| WRITTEN REQUEST |
Transcribe the listing in full, excluding any pictures.

↓↓↓

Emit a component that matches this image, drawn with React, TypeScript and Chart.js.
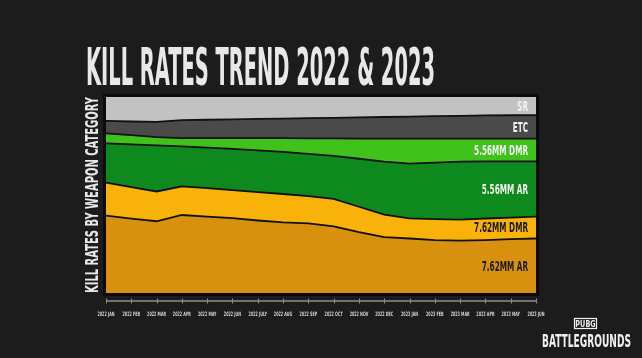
import { useEffect, useRef } from 'react';
import { Chart, registerables } from 'chart.js';

Chart.register(...registerables);

const months = [
  '2022 JAN', '2022 FEB', '2022 MAR', '2022 APR', '2022 MAY', '2022 JUN',
  '2022 JULY', '2022 AUG', '2022 SEP', '2022 OCT', '2022 NOV', '2022 DEC',
  '2023 JAN', '2023 FEB', '2023 MAR', '2023 APR', '2023 MAY', '2023 JUN',
];

// share of kills (%) per weapon category, bottom to top of the stack
const ar762 = [39.5, 38, 36.6, 39.8, 39, 38.2, 37, 36, 35.5, 34, 31, 28.5, 27.8, 27, 26.7, 27, 27.5, 27.8];
const dmr762 = [16.8, 16, 15.2, 14.6, 14.5, 14.3, 14.5, 14.5, 13.9, 14, 13, 11.5, 10.3, 10.7, 10.7, 11, 11, 11.2];
const ar556 = [20, 21.8, 23.5, 20.4, 20.7, 21, 21.3, 21.5, 21.6, 22, 24.5, 27, 27.9, 28.8, 29.6, 29.2, 28.7, 28.2];
const dmr556 = [5.1, 4.7, 4.2, 4.2, 4.8, 5.5, 6.2, 7, 7.9, 8.9, 10.3, 11.8, 12.8, 12.3, 11.8, 11.6, 11.6, 11.6];
const etc = [6.4, 7, 7.8, 9.2, 9.4, 9.6, 9.8, 10, 10.3, 10.5, 10.8, 11, 11.2, 11.4, 11.6, 11.8, 11.9, 12];
const sr = [12.2, 12.5, 12.7, 11.8, 11.6, 11.4, 11.2, 11, 10.8, 10.6, 10.4, 10.2, 10, 9.8, 9.6, 9.4, 9.3, 9.2];

const seriesNames = ['7.62MM AR', '7.62MM DMR', '5.56MM AR', '5.56MM DMR', 'ETC', 'SR'];
const seriesValues = [ar762, dmr762, ar556, dmr556, etc, sr];

const chartTitle = 'KILL RATES TREND 2022 & 2023';
const yTitle = 'KILL RATES BY WEAPON CATEGORY';
const logoTop = 'PUBG';
const logoBottom = 'BATTLEGROUNDS';

const fillColors = ['#d8910f', '#f8b209', '#0d891d', '#41c11b', '#4a4a4a', '#c2c2c2'];
const labelColors = ['#1a1a1a', '#1a1a1a', '#f2f2f2', '#f2f2f2', '#f2f2f2', '#f2f2f2'];

const FONT = '"DejaVu Sans Condensed", "DejaVu Sans", sans-serif';

function drawScaled(ctx: CanvasRenderingContext2D, text: string, x: number, y: number, size: number, sx: number, align: string) {
  ctx.save();
  ctx.font = `bold ${size}px ${FONT}`;
  const w = ctx.measureText(text).width * sx;
  let left = x;
  if (align === 'right') left = x - w;
  else if (align === 'center') left = x - w / 2;
  ctx.translate(left, y);
  ctx.scale(sx, 1);
  ctx.textAlign = 'left';
  ctx.textBaseline = 'alphabetic';
  ctx.fillText(text, 0, 0);
  ctx.restore();
}

function drawFit(ctx: CanvasRenderingContext2D, text: string, x: number, y: number, size: number, width: number) {
  ctx.save();
  ctx.font = `bold ${size}px ${FONT}`;
  const w = ctx.measureText(text).width;
  ctx.translate(x, y);
  ctx.scale(width / w, 1);
  ctx.textAlign = 'left';
  ctx.textBaseline = 'alphabetic';
  ctx.fillText(text, 0, 0);
  ctx.restore();
}

const decorPlugin = {
  id: 'decor',
  beforeDraw(chart: any) {
    const { ctx, chartArea: ca, width, height } = chart;
    ctx.save();
    ctx.fillStyle = '#1c1c1c';
    ctx.fillRect(0, 0, width, height);
    ctx.fillStyle = '#0b0b0b';
    ctx.fillRect(ca.left - 3, ca.top - 3, ca.right - ca.left + 6, ca.bottom - ca.top + 6);
    ctx.restore();
  },
  afterDraw(chart: any) {
    const { ctx, chartArea: ca } = chart;
    const xs = chart.scales.x;
    const ys = chart.scales.y;
    ctx.save();
    // axis line with ticks and condensed tick labels
    const y0 = ca.bottom + 8;
    ctx.strokeStyle = '#8c8c8c';
    ctx.lineWidth = 1.5;
    ctx.beginPath();
    ctx.moveTo(ca.left, y0);
    ctx.lineTo(ca.right, y0);
    ctx.stroke();
    ctx.lineWidth = 1;
    xs.ticks.forEach((_t: any, i: number) => {
      const px = xs.getPixelForTick(i);
      const rx = Math.round(px) + 0.5;
      ctx.strokeStyle = '#8c8c8c';
      ctx.beginPath();
      ctx.moveTo(rx, y0 - 2.5);
      ctx.lineTo(rx, y0 + 2.5);
      ctx.stroke();
      ctx.fillStyle = '#d4d4d4';
      drawScaled(ctx, String(xs.getLabelForValue(i)), px, y0 + 14.5, 6, 0.62, 'center');
    });

    // title
    ctx.fillStyle = '#e8e8e8';
    drawFit(ctx, chartTitle, 86, 85, 51, 349);

    // y title
    ctx.save();
    ctx.translate(98, 293);
    ctx.rotate(-Math.PI / 2);
    ctx.fillStyle = '#e8e8e8';
    drawFit(ctx, yTitle, 0, 0, 17, 196);
    ctx.restore();

    // series labels at the right end
    const last = chart.data.labels.length - 1;
    let cum = 0;
    chart.data.datasets.forEach((ds: any, i: number) => {
      const v = ds.data[last];
      const mid = cum + v / 2;
      cum += v;
      const py = ys.getPixelForValue(mid);
      ctx.fillStyle = labelColors[i];
      drawScaled(ctx, ds.label, ca.right - 8, py + 4.8, 13.5, 0.6, 'right');
    });

    // logo
    ctx.fillStyle = '#f0f0f0';
    ctx.strokeStyle = '#f0f0f0';
    ctx.lineWidth = 1.2;
    ctx.strokeRect(574.5, 318.5, 22, 10);
    drawScaled(ctx, logoTop, 585.5, 327, 9, 0.8, 'center');
    drawFit(ctx, logoBottom, 542, 347, 18, 89);
    ctx.restore();
  },
};

export default function App() {
  const ref = useRef<HTMLCanvasElement | null>(null);
  useEffect(() => {
    if (!ref.current) return;
    const chart = new Chart(ref.current, {
      type: 'line',
      data: {
        labels: months,
        datasets: seriesValues.map((vals, i) => ({
          label: seriesNames[i],
          data: vals,
          backgroundColor: fillColors[i],
          borderColor: i === seriesValues.length - 1 ? 'rgba(0,0,0,0)' : '#111111',
          borderWidth: i === seriesValues.length - 1 ? 0 : 1.8,
          pointRadius: 0,
          tension: 0,
          fill: i === 0 ? 'origin' : '-1',
        })),
      },
      options: {
        responsive: false,
        animation: false,
        devicePixelRatio: 1,
        layout: { padding: { left: 106, right: 106, top: 97, bottom: 41 } },
        plugins: {
          legend: { display: false },
          title: { display: false },
          tooltip: { enabled: false },
        },
        scales: {
          x: {
            offset: false,
            grid: { display: false, drawTicks: false },
            border: { display: false },
            ticks: { display: false, autoSkip: false, maxRotation: 0, minRotation: 0 },
            afterFit: (s: any) => { s.height = 24; },
          },
          y: {
            display: false,
            stacked: true,
            min: 0,
            max: 100,
          },
        },
      },
      plugins: [decorPlugin],
    });
    return () => chart.destroy();
  }, []);
  return (
    <div style={{ position: 'fixed', left: 0, top: 0, width: 642, height: 358, background: '#1c1c1c' }}>
      <canvas ref={ref} width={642} height={358} style={{ width: 642, height: 358, display: 'block' }} />
    </div>
  );
}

↑↑↑

| CORRECT RESPONSE |
Emit a component that matches this image, drawn with React, TypeScript and Chart.js.
import { useEffect, useRef } from 'react';
import { Chart, registerables } from 'chart.js';

Chart.register(...registerables);

const months = [
  '2022 JAN', '2022 FEB', '2022 MAR', '2022 APR', '2022 MAY', '2022 JUN',
  '2022 JULY', '2022 AUG', '2022 SEP', '2022 OCT', '2022 NOV', '2022 DEC',
  '2023 JAN', '2023 FEB', '2023 MAR', '2023 APR', '2023 MAY', '2023 JUN',
];

// share of kills (%) per weapon category, bottom to top of the stack
const ar762 = [39.5, 38, 36.6, 39.8, 39, 38.2, 37, 36, 35.5, 34, 31, 28.5, 27.8, 27, 26.7, 27, 27.5, 27.8];
const dmr762 = [16.8, 16, 15.2, 14.6, 14.5, 14.3, 14.5, 14.5, 13.9, 14, 13, 11.5, 10.3, 10.7, 10.7, 11, 11, 11.2];
const ar556 = [20, 21.8, 23.5, 20.4, 20.7, 21, 21.3, 21.5, 21.6, 22, 24.5, 27, 27.9, 28.8, 29.6, 29.2, 28.7, 28.2];
const dmr556 = [5.1, 4.7, 4.2, 4.2, 4.8, 5.5, 6.2, 7, 7.9, 8.9, 10.3, 11.8, 12.8, 12.3, 11.8, 11.6, 11.6, 11.6];
const etc = [6.4, 7, 7.8, 9.2, 9.4, 9.6, 9.8, 10, 10.3, 10.5, 10.8, 11, 11.2, 11.4, 11.6, 11.8, 11.9, 12];
const sr = [12.2, 12.5, 12.7, 11.8, 11.6, 11.4, 11.2, 11, 10.8, 10.6, 10.4, 10.2, 10, 9.8, 9.6, 9.4, 9.3, 9.2];

const seriesNames = ['7.62MM AR', '7.62MM DMR', '5.56MM AR', '5.56MM DMR', 'ETC', 'SR'];
const seriesValues = [ar762, dmr762, ar556, dmr556, etc, sr];

const chartTitle = 'KILL RATES TREND 2022 & 2023';
const yTitle = 'KILL RATES BY WEAPON CATEGORY';
const logoTop = 'PUBG';
const logoBottom = 'BATTLEGROUNDS';

const fillColors = ['#d8910f', '#f8b209', '#0d891d', '#41c11b', '#4a4a4a', '#c2c2c2'];
const labelColors = ['#1a1a1a', '#1a1a1a', '#f2f2f2', '#f2f2f2', '#f2f2f2', '#f2f2f2'];

const FONT = '"DejaVu Sans Condensed", "DejaVu Sans", sans-serif';

function drawScaled(ctx: CanvasRenderingContext2D, text: string, x: number, y: number, size: number, sx: number, align: string) {
  ctx.save();
  ctx.font = `bold ${size}px ${FONT}`;
  const w = ctx.measureText(text).width * sx;
  let left = x;
  if (align === 'right') left = x - w;
  else if (align === 'center') left = x - w / 2;
  ctx.translate(left, y);
  ctx.scale(sx, 1);
  ctx.textAlign = 'left';
  ctx.textBaseline = 'alphabetic';
  ctx.fillText(text, 0, 0);
  ctx.restore();
}

function drawFit(ctx: CanvasRenderingContext2D, text: string, x: number, y: number, size: number, width: number) {
  ctx.save();
  ctx.font = `bold ${size}px ${FONT}`;
  const w = ctx.measureText(text).width;
  ctx.translate(x, y);
  ctx.scale(width / w, 1);
  ctx.textAlign = 'left';
  ctx.textBaseline = 'alphabetic';
  ctx.fillText(text, 0, 0);
  ctx.restore();
}

const decorPlugin = {
  id: 'decor',
  beforeDraw(chart: any) {
    const { ctx, chartArea: ca, width, height } = chart;
    ctx.save();
    ctx.fillStyle = '#1c1c1c';
    ctx.fillRect(0, 0, width, height);
    ctx.fillStyle = '#0b0b0b';
    ctx.fillRect(ca.left - 3, ca.top - 3, ca.right - ca.left + 6, ca.bottom - ca.top + 6);
    ctx.restore();
  },
  afterDraw(chart: any) {
    const { ctx, chartArea: ca } = chart;
    const xs = chart.scales.x;
    const ys = chart.scales.y;
    ctx.save();
    // axis line with ticks and condensed tick labels
    const y0 = ca.bottom + 8;
    ctx.strokeStyle = '#8c8c8c';
    ctx.lineWidth = 1.5;
    ctx.beginPath();
    ctx.moveTo(ca.left, y0);
    ctx.lineTo(ca.right, y0);
    ctx.stroke();
    ctx.lineWidth = 1;
    xs.ticks.forEach((_t: any, i: number) => {
      const px = xs.getPixelForTick(i);
      const rx = Math.round(px) + 0.5;
      ctx.strokeStyle = '#8c8c8c';
      ctx.beginPath();
      ctx.moveTo(rx, y0 - 2.5);
      ctx.lineTo(rx, y0 + 2.5);
      ctx.stroke();
      ctx.fillStyle = '#d4d4d4';
      drawScaled(ctx, String(xs.getLabelForValue(i)), px, y0 + 14.5, 6, 0.62, 'center');
    });

    // title
    ctx.fillStyle = '#e8e8e8';
    drawFit(ctx, chartTitle, 86, 85, 51, 349);

    // y title
    ctx.save();
    ctx.translate(98, 293);
    ctx.rotate(-Math.PI / 2);
    ctx.fillStyle = '#e8e8e8';
    drawFit(ctx, yTitle, 0, 0, 17, 196);
    ctx.restore();

    // series labels at the right end
    const last = chart.data.labels.length - 1;
    let cum = 0;
    chart.data.datasets.forEach((ds: any, i: number) => {
      const v = ds.data[last];
      const mid = cum + v / 2;
      cum += v;
      const py = ys.getPixelForValue(mid);
      ctx.fillStyle = labelColors[i];
      drawScaled(ctx, ds.label, ca.right - 8, py + 4.8, 13.5, 0.6, 'right');
    });

    // logo
    ctx.fillStyle = '#f0f0f0';
    ctx.strokeStyle = '#f0f0f0';
    ctx.lineWidth = 1.2;
    ctx.strokeRect(574.5, 318.5, 22, 10);
    drawScaled(ctx, logoTop, 585.5, 327, 9, 0.8, 'center');
    drawFit(ctx, logoBottom, 542, 347, 18, 89);
    ctx.restore();
  },
};

export default function App() {
  const ref = useRef<HTMLCanvasElement | null>(null);
  useEffect(() => {
    if (!ref.current) return;
    const chart = new Chart(ref.current, {
      type: 'line',
      data: {
        labels: months,
        datasets: seriesValues.map((vals, i) => ({
          label: seriesNames[i],
          data: vals,
          backgroundColor: fillColors[i],
          borderColor: i === seriesValues.length - 1 ? 'rgba(0,0,0,0)' : '#111111',
          borderWidth: i === seriesValues.length - 1 ? 0 : 1.8,
          pointRadius: 0,
          tension: 0,
          fill: i === 0 ? 'origin' : '-1',
        })),
      },
      options: {
        responsive: false,
        animation: false,
        devicePixelRatio: 1,
        layout: { padding: { left: 106, right: 106, top: 97, bottom: 41 } },
        plugins: {
          legend: { display: false },
          title: { display: false },
          tooltip: { enabled: false },
        },
        scales: {
          x: {
            offset: false,
            grid: { display: false, drawTicks: false },
            border: { display: false },
            ticks: { display: false, autoSkip: false, maxRotation: 0, minRotation: 0 },
            afterFit: (s: any) => { s.height = 24; },
          },
          y: {
            display: false,
            stacked: true,
            min: 0,
            max: 100,
          },
        },
      },
      plugins: [decorPlugin],
    });
    return () => chart.destroy();
  }, []);
  return (
    <div style={{ position: 'fixed', left: 0, top: 0, width: 642, height: 358, background: '#1c1c1c' }}>
      <canvas ref={ref} width={642} height={358} style={{ width: 642, height: 358, display: 'block' }} />
    </div>
  );
}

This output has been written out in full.